Chip Kelly is back in college football, and all is right with the world again. UCLA landed the biggest prize of the 2017 coaching carousel on Saturday, inking Kelly to a five-year, $23.3 million contract with a $9 million buyout. He’ll succeed Jim Mora Jr., who went 46-30 in his more-than-five-year tenure at the school before being fired following a 28-23 loss to USC last week. The Bruins got rid of the guy whose stint may be best remembered for the time that Diddy attacked a strength coach with a kettlebell; they replace him with a coach who would never let anyone misuse his beloved facilities.
There is plenty to sort through here, from how this impacts recruiting at UCLA to what this means in the Pac-12 to why Kelly picked the Bruins over SEC suitor Florida. For now, though, let’s pause a moment to give Chip’s return to campus the emotional weight it deserves. Think Jessica Chastain roping in Matt Damon in The Martian. Our man is back where he belongs.

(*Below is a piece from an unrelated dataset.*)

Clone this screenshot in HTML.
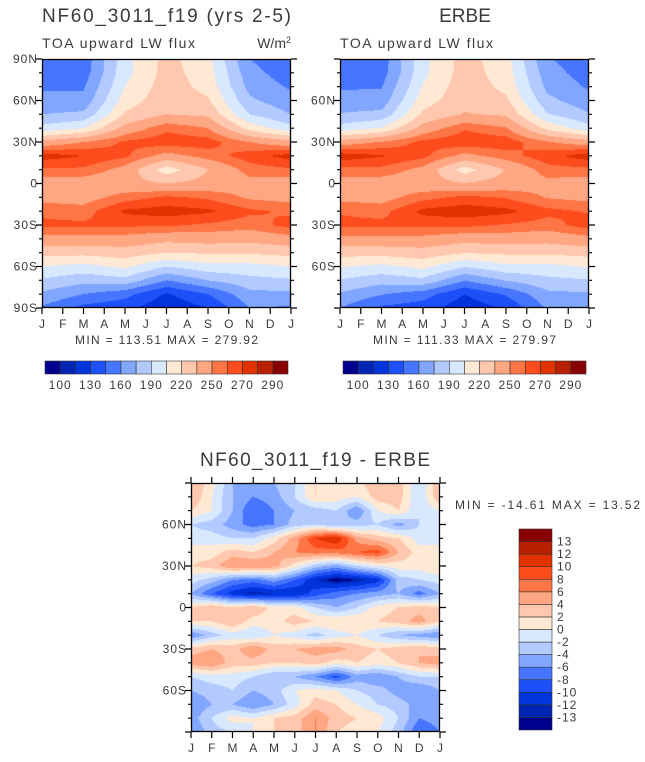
<!DOCTYPE html>
<html><head><meta charset="utf-8"><style>
body{margin:0;background:#fff;}
#root{position:relative;width:645px;height:762px;overflow:hidden;background:#fff;font-family:"Liberation Sans",sans-serif;}
canvas{position:absolute;}
svg{position:absolute;left:0;top:0;}
text{font-family:"Liberation Sans",sans-serif;fill:#3a3a3a;}
</style></head><body>
<div id="root">
<canvas id="c1" width="249" height="249" style="left:42px;top:59px"></canvas>
<canvas id="c2" width="249" height="249" style="left:340px;top:59px"></canvas>
<canvas id="c3" width="249" height="249" style="left:191px;top:483px"></canvas>
<svg id="ov" width="645" height="762"></svg>
</div>
<script>
const palette=["#00008f","#0024b4","#0035dc","#1e50fa","#4676ff","#80a6ff","#b2caff","#d8e8ff","#ffe8d4","#ffc8ae","#ffa682","#ff7646","#ff4c1c","#e23200","#b82000","#880000"];
const fluxLevels=[100,115,130,145,160,175,190,205,220,235,250,260,270,280,290];
const fluxLevelLabels=["100","130","160","190","220","250","270","290"];
const diffLevels=[-13,-12,-10,-8,-6,-4,-2,0,2,4,6,8,10,12,13];
const diffLevelLabels=["-13","-12","-10","-8","-6","-4","-2","0","2","4","6","8","10","12","13"];
const monthLabels=["J","F","M","A","M","J","J","A","S","O","N","D","J"];
const latLabels=["90N","60N","30N","0","30S","60S","90S"];
const latitudes=[90,80,70,60,50,40,30,20,10,0,-10,-20,-30,-40,-50,-60,-70,-80,-90];
const fluxMonths=[0,2,4,6,8,10,12];
const modelJan=[150,152,158,165,175,195,240,275,258,242,245,258,262,245,225,205,188,172,158];
const modelMar=[150,152,158,165,178,205,250,270,258,242,244,255,262,245,225,200,180,160,140];
const modelMay=[200,200,205,212,222,240,262,262,245,240,255,272,262,245,228,208,185,150,135];
const modelJul=[225,226,228,230,235,258,266,245,212,235,262,275,262,240,220,190,160,128,118];
const modelSep=[210,212,215,222,232,250,265,255,235,240,258,272,258,242,222,200,175,145,130];
const modelNov=[160,165,170,178,190,215,250,265,255,245,248,262,255,240,222,200,185,170,160];
const modelJan2=[150,152,158,165,175,195,240,275,258,242,245,258,264,245,225,205,188,172,158];
const erbeJan=[152,153,158,166,176,196,242,276,257,243,246,259,263,246,226,206,189,173,160];
const erbeMar=[151,153,159,166,179,206,251,271,257,243,245,256,263,246,226,201,181,161,142];
const erbeMay=[201,201,206,213,223,241,263,263,246,241,256,273,263,246,229,209,186,152,137];
const erbeJul=[226,227,229,231,236,259,267,246,213,236,263,276,263,241,221,191,161,130,120];
const erbeSep=[211,213,216,223,233,251,266,256,236,241,259,273,259,243,223,201,176,147,132];
const erbeNov=[161,166,171,179,191,216,251,266,256,246,249,263,256,241,223,201,186,171,162];
const erbeJan2=[152,153,158,166,176,196,242,276,257,243,246,259,265,246,226,206,189,173,160];
const d90N=[4,1,-4,-6,-4,-2,2,1,1,4,3,-2,4];
const d80N=[4,0,-4,-6,-5,-2,2,1,0,3,3,-2,4];
const d70N=[2,0,-4,-8,-6,-4,-3,-2,-6,0,2,-2,0];
const d60N=[-2,-3,-5,-7,-6,-3,-2,-4,-3,-2,-5,-2,-2];
const d50N=[-1,-1,-2,-2,1,5,10,12,5,3,2,-1,-1];
const d40N=[1,1,3,2,4,6,7,7,8,9,4,1,1];
const d30N=[2,3,6,6,5,1,-3,-5,-2,0,1,1,2];
const d20N=[-1,-3,-6,-7,-5,-8,-12,-14,-13,-11,-3,-2,-1];
const d10N=[-4,-8,-11,-13,-12,-12,-9,-7,-6,-5,-4,-7,-4];
const d0=[2,4,2,4,1,1,-2,-4,-2,1,2,3,2];
const d10S=[2,2,4,1,1,3,2,2,2,2,3,5,2];
const d20S=[-6,-3,-1,-2,0,-1,-3,-1,0,-2,-4,-5,-6];
const d30S=[3,4,3,6,3,4,5,5,3,2,3,4,3];
const d40S=[5,6,3,3,2,2,3,1,2,1,2,4,5];
const d50S=[-2,-1,-1,-2,-4,-4,-6,-9,-5,-6,-4,-2,-2];
const d60S=[-4,-3,-2,-4,-3,0,1,0,-2,-3,-5,-6,-4];
const d70S=[-6,-4,-4,-6,-4,-1,3,2,0,-2,-3,-5,-6];
const d80S=[-5,-2,1,0,2,3,6,3,2,1,-2,-6,-5];
const d90S=[-6,-3,-2,0,2,3,6,2,1,0,-3,-8,-6];

const months13=[0,1,2,3,4,5,6,7,8,9,10,11,12];
function colsToRows(cols){return latitudes.map((_,r)=>cols.map(c=>c[r]));}
const modelGrid=colsToRows([modelJan,modelMar,modelMay,modelJul,modelSep,modelNov,modelJan2]);
const erbeGrid=colsToRows([erbeJan,erbeMar,erbeMay,erbeJul,erbeSep,erbeNov,erbeJan2]);
const diffGrid=[d90N,d80N,d70N,d60N,d50N,d40N,d30N,d20N,d10N,d0,d10S,d20S,d30S,d40S,d50S,d60S,d70S,d80S,d90S];

function hex(c){return [parseInt(c.substr(1,2),16),parseInt(c.substr(3,2),16),parseInt(c.substr(5,2),16)];}
const palRGB=palette.map(hex);
function levelIdx(v,lv){let i=0;while(i<lv.length&&v>=lv[i])i++;return i;}
function sample(grid,mx,lat,months){
  let ci=0;while(ci<months.length-2&&mx>months[ci+1])ci++;
  const tx=(mx-months[ci])/(months[ci+1]-months[ci]);
  const rf=(90-lat)/10;let ri=Math.min(17,Math.floor(rf));const ty=rf-ri;
  const a=grid[ri][ci],b=grid[ri][ci+1],c=grid[ri+1][ci],d=grid[ri+1][ci+1];
  return (a*(1-tx)+b*tx)*(1-ty)+(c*(1-tx)+d*tx)*ty;
}
function drawMap(id,grid,months,lv){
  const cv=document.getElementById(id),ctx=cv.getContext('2d');
  const W=cv.width,H=cv.height,img=ctx.createImageData(W,H);
  for(let y=0;y<H;y++){const lat=90-180*(y+0.5)/H;
    for(let x=0;x<W;x++){const mx=12*(x+0.5)/W;
      const v=sample(grid,mx,lat,months);const c=palRGB[levelIdx(v,lv)];
      const k=(y*W+x)*4;img.data[k]=c[0];img.data[k+1]=c[1];img.data[k+2]=c[2];img.data[k+3]=255;}}
  ctx.putImageData(img,0,0);
}
drawMap('c1',modelGrid,fluxMonths,fluxLevels);
drawMap('c2',erbeGrid,fluxMonths,fluxLevels);
drawMap('c3',diffGrid,months13,diffLevels);

const NS='http://www.w3.org/2000/svg',ov=document.getElementById('ov');
function el(tag,attrs,txt){const e=document.createElementNS(NS,tag);for(const k in attrs)e.setAttribute(k,attrs[k]);if(txt!==undefined)e.textContent=txt;ov.appendChild(e);return e;}
function axes(x0,y0,w,h,opt,prefix){
  const f=el('rect',{x:x0+0.5,y:y0+0.5,width:w-1,height:h-1,fill:'none',stroke:'#000','stroke-width':1.3});
  
  
  const yOf=lat=>y0+(90-lat)/180*h, xOf=m=>x0+m/12*w;
  let p='';
  for(let lat=-90;lat<=90;lat+=10){const y=yOf(lat),L=(lat%30===0)?6:3;
    p+=`M${x0},${y}h${-L}M${x0+w},${y}h${L}`;}
  months13.forEach(m=>{const x=xOf(m);p+=`M${x},${y0+h}v6`;if(opt.topTicks)p+=`M${x},${y0}v-6`;});
  const t=el('path',{d:p,stroke:'#000','stroke-width':1.2,fill:'none'});
  
  
  months13.forEach(m=>{const tx=el('text',{x:xOf(m),y:y0+h+20,'font-size':12,'text-anchor':'middle'},monthLabels[m]);
    
    });
  latLabels.forEach((s,i)=>{const lat=90-30*i;if(!opt.endLabels&&(i===0||i===6))return;
    const tx=el('text',{x:x0-4,y:yOf(lat)+4,'font-size':12,'text-anchor':'end','letter-spacing':1},s);
    
    });
}
axes(42,59,249,249,{endLabels:true},'model');
axes(340,59,249,249,{endLabels:false},'erbe');
axes(191,483,249,249,{endLabels:false,topTicks:true},'diff');

function txt(x,y,s,size,anchor,name,len){const a={x:x,y:y,'font-size':size,'text-anchor':anchor||'start'};
  if(len){a.textLength=len;a.lengthAdjust='spacing';}
  const t=el('text',a,s);
  
  return t;}
txt(42,22,'NF60_3011_f19 (yrs 2-5)',19,'start','model-title',249);
txt(42,48,'TOA upward LW flux',14,'start','model-subtitle',153);
const u=txt(291,48,'W/m',14,'end','units-label');
const sup=document.createElementNS(NS,'tspan');sup.setAttribute('font-size','9');sup.setAttribute('dy','-5');sup.textContent='2';u.appendChild(sup);
txt(465,22,'ERBE',19,'middle','erbe-title');
txt(340,48,'TOA upward LW flux',14,'start','erbe-subtitle',153);
txt(75,344,'MIN = 113.51 MAX = 279.92',12,'start','model-minmax',183);
txt(373,344,'MIN = 111.33 MAX = 279.97',12,'start','erbe-minmax',183);
txt(200,466,'NF60_3011_f19 - ERBE',19,'start','diff-title',230);
txt(455,509,'MIN = -14.61 MAX =  13.52',12,'start','diff-minmax',185);

function hbar(x0,y0,w,h,prefix){
  const bw=w/16;
  for(let i=0;i<16;i++){const r=el('rect',{x:x0+i*bw,y:y0,width:bw,height:h,fill:palette[i],stroke:'#333','stroke-width':0.6});
    
    }
  fluxLevelLabels.forEach((s,i)=>{const t=el('text',{x:x0+(1+2*i)*bw,y:y0+h+15,'font-size':12,'text-anchor':'middle','letter-spacing':1},s);
    
    });
}
hbar(45,361,243,13,'model');
hbar(343,361,243,13,'erbe');
(function(){const x0=519,y0=529,w=33,h=201,bh=h/16;
  for(let i=0;i<16;i++){const r=el('rect',{x:x0,y:y0+(15-i)*bh,width:w,height:bh,fill:palette[i],stroke:'#333','stroke-width':0.6});
    
    }
  diffLevelLabels.forEach((s,i)=>{const t=el('text',{x:557,y:y0+(15-i)*bh+4,'font-size':12,'letter-spacing':1},s);
    
    });
})();
</script>
</body></html>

Kelly’s head-coaching stint at Oregon from 2009 to 2012 was nothing short of transcendent. He inherited a team that had recently risen from a history of obscurity—Oregon didn’t make a bowl for 25 straight seasons from 1964 to 1988 before breaking through under his predecessors, Rich Brooks and Mike Bellotti—and transformed it into the program that other programs wanted to imitate. Oregon became synonymous with speed and style, and it ranked among the top eight nationally in scoring during all four years of Kelly’s tenure. Even better, the Ducks won big: They went 46-7 over that span, a record that comes out to an 86.8 winning percentage. Entering Saturday’s Iron Bowl, Nick Saban has won 87.2 percent of his games during his time at Alabama. Take that for what it’s worth.
Kelly’s Oregon career produced Marcus Mariota, LaMichael James, Kenjon Barner, Darron Thomas, and Dion Jordan. It gifted us the double-overtime win at Arizona, the second-half blowout of Stanford, and the Fiesta Bowl beatdown of Kansas State. It inspired flashy uniforms and this song, which still rules more than seven years after it was released. When Kelly bolted to take a job in the NFL, where he later flamed out with both the Philadelphia Eagles and San Francisco 49ers before working as an ESPN analyst this fall, it created an unmistakable void in the sport. And it led to the repetition of a familiar question: Who would be the next Chip Kelly?
As it turns out, no one would. And now he’s back in the Pac-12, where he’ll bring his warp-speed offense to Westwood in an attempt to infuse life into a program that sits in the heart of a fertile recruiting base but has generated just three 10-win seasons since 1999. He’ll face lofty expectations—though likely not as high as the ones he would’ve faced in Gainesville, which may be the main reason that the notoriously reclusive Kelly picked this job instead. Still, this is the most exciting news that I can possibly imagine as a college football fan.
Forget the fact that UCLA largely wasted Josh Rosen’s college career (well, aside from this), has an atrocious defense, and is an Under Armour school. On Friday, the Bruins needed a last-second field goal to skate by Cal and improve to 6-6. Now, they’re the story of the college football universe.